Nut attached to the base of the icicle.

The screw itself is too large, we only need a small surface, and I'll shorten it a little as well, just enough to reach the inside. Everything was done using the cut operation again.

I've printed the screw part of the icicle normally and the icicle itself was done in vase mode. Not all slicers will let you do this, so you can print the entire icicle normally. In that case, your printer needs to be calibrated really well or you will see artefacts on the wall. Check out my complete printer calibration video if you need help with that.

Of course, I need to run the cables to the LED somehow.

I could simply make a hole in the middle, but I plan on hanging the icicles outside. Having a hole at the top would let all the rain inside, which probably isn't the best idea.

Instead, I've designed a channel with an opening at the side. It's even better if I curve it upwards at the opening. This should prevent any water from coming in.

Let's finish one test icicle and see how it looks.

Simply screw everything together.
LED works as well.

Seems to fit, but talk is cheap. Let's test it to see if it actually works. I've poured 2L of water over it and the light stayed on the entire time. I've quickly unscrewed it afterwards and found no traces of water inside.

This reminds me of another issue. Because of the cold weather, condensation might build inside over time. It's a good idea to let it drip out somehow. A small hole at the bottom should help with that.

As a final touch, I want to be able to hang the icicles so there has to be a hook somewhere. Going back to Thingiverse, I found this hook that I really like. There's even a strong version with extra thickness.

This might look ok at first, but it's not. It's impossible to print it without using a lot of supports, and I don't like that.

Let's consider a different approach. We can put the hook on top of a smaller screw and then easily to attach it to the base of the icicle. Because the bottom of the screw is flat, there's no need for any supports.

And you're free to replace the hook if it ever breaks or if you come up with a better design, such as having a ring instead of a hook.

No supports are needed with the improved design.

Here's how I'll connect everything together. I'll use one main cable and then connect each icicle to it.

Here are a few steps of the build process.

A bit of solder...
... and heat shrink tubing should hold everything firmly.

Finally, let's connect everything to a power supply. Be sure to use the correct voltage for whatever your LEDs require. I'm using 5 volt LEDs, so I can simply hook them to USB power supply.

Be very careful with this step. You should never add more LEDs than half of what your power supply can handle. Cheap power supplies are notoriously over-rated in the specifications, but they can barely manage half of that in real life.

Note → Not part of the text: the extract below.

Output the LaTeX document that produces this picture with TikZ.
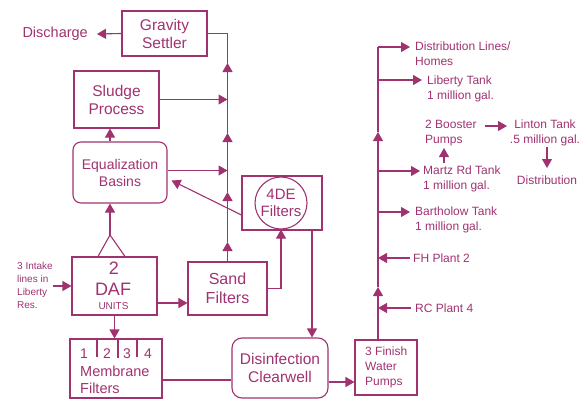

My LED uses up about 20mA and the power supply is rated for 1A. Assuming a safety factor of only using up half the supply, that leaves me with 0.5A, which is enough for about 20 LEDs.

As a final safety measure, I'll add a 1A fuse next to the power supply as well. Most power supplies should be able to handle short circuits, but it never hurts to add an extra fuse just to be safe.

Everything wired together and ready to be used.

I'm happy with the results, but next year, I'll make a better version with more LEDs inside and a cascading effect.